Multiple organizations have filed Open Records requests to view the report in its entirety, including the Newark branch of the NAACP, NTU, Chalkbeat, Tapinto, and NJ Education Report. These requests have been denied. While Superintendent Roger Leon shared three recommendations from the report at a board meeting in early October, the public has yet to see the report in full, citing the “a“Advisory, Consultative and Deliberative OPRA exemption.”
From the NTU lawsuit:
“Members of the school community, including Board of Education members and the local chapter of the NAACP, have demanded for the complete report to be made public, where already selected portions have been made public by the District. However, the District refuses to disclose the complete report. This litigation follows.”
Tapinto quotes New Jersey public records attorney CJ Griffin, who explains school board are free to waive the “Advisory” OPRA exemption and says, “it’s very disappointing they aren’t releasing this report. The secrecy undermines the public’s trust, and it makes the jobs of teachers harder. Even if it’s deliberative, and it’s unclear that it is — agencies erroneously use that exemption to hide far too much from the public — that privilege can be waived. The School Board should vote to waive the privilege and release the documents.”
She adds, there is a Common Law Right of Access “and it does not appear they are taking that right seriously.”
NTU President John Abeigon told nj.com, “everything that has to do with education is our domain. We cannot trust the superintendent’s leadership team to know what’s best for teachers and students.”

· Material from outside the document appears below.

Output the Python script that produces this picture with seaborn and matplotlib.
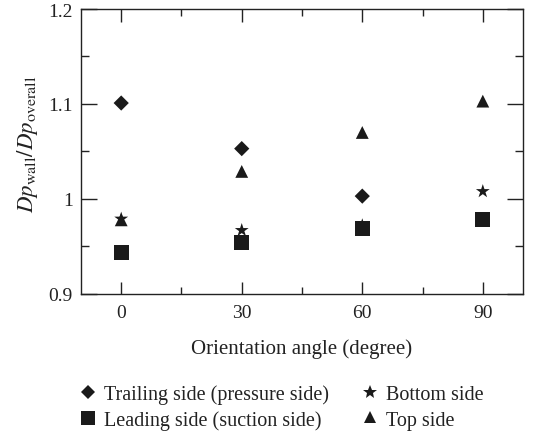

Local activist Oscar James wrote,
“We fought for local control for nearly 25 years because we believed that we are more trustworthy than the state. What does it say that our locally controlled administration doesn’t trust and respect the community enough to share a report about incidents — not just one, but many — that impacted children and families so deeply?”
In August two teachers at Global Studies filed tort claims, precursors to lawsuits against the district due toto “harassment and racial hostility by students and supervisors.” They both resigned.